Having an experienced, local attorney prepare your expungement petition increases the chances that the petition will be approved the first time, without unnecessary delays. PC 1203.4 governs expungement petitions everywhere in California, but the procedures for filing expungements vary from court to court. Los Angeles and Orange County, for instance, require the payment of filing fees up front. Riverside and San Bernardino County impose filing fees after the petition is heard by a judge.
Wherever your case is heard, our professional staff will prepare the proper paperwork, file it with the court, serve it on the District Attorney, and appear in court for any necessary hearings.
After your expungement is granted, you may honestly state that you have no criminal convictions in response to questions on most job applications. Employers in California may not legally discriminate against job applicants based on criminal charges that result in dismissals. Earning an expungement can help you get back onto your feet after you've been through a rough patch.
If mistakes from your past are standing between you and a better job, call us to discuss your options. We can pull a copy of your case file from the court's records to determine whether or not you are eligible for an expungement. There are many factors that may affect your eligibility, but we won't accept a penny from you if we can't help.
If you've previously been convicted of a felony, you might be eligible for a reduction of charges. In many cases, a reduction (from a felony to a misdemeanor) can restore gun rights and may have major implications for immigration.
If you have questions about cleaning up your criminal record in Orange County, Los Angeles, Riverside or San Bernardino, call us for a free consultation.

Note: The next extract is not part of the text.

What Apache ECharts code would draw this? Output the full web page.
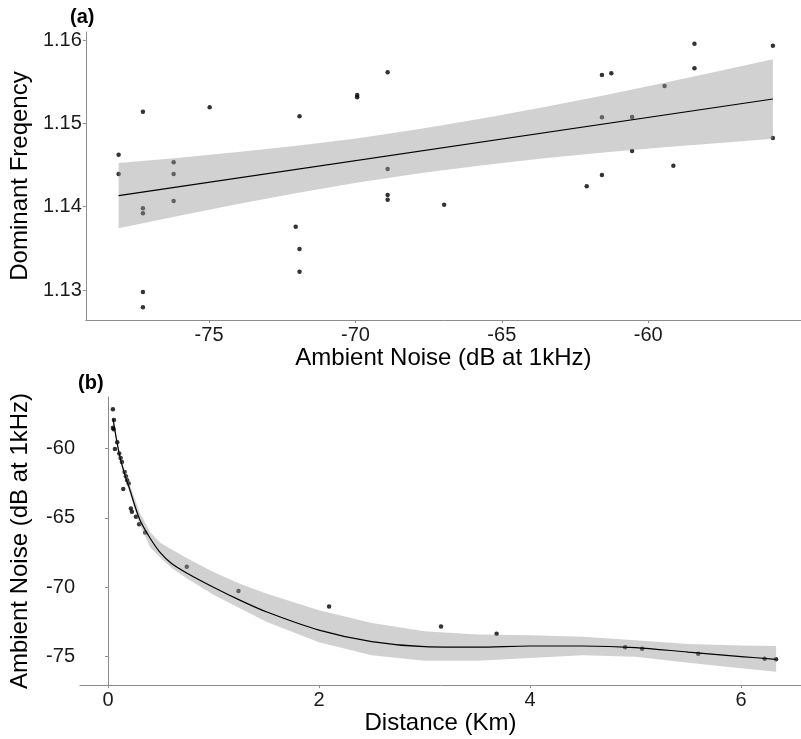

Note: The Judicial Council of California announced a few years ago that they disfavor the word "expungement" because the term may be misleading. Calling the petition an "expungement" wrongly implies that is has the effect of completely erasing a petitioner's criminal record. The petition actually has the effect of changing an entry on the petitioner's criminal history report from a "conviction" to a "dismissal". The judicial council advises that the petition should properly be called a "1203.4 Dismissal". I use the word "expungement" here because that term is still more widely understood in common usage.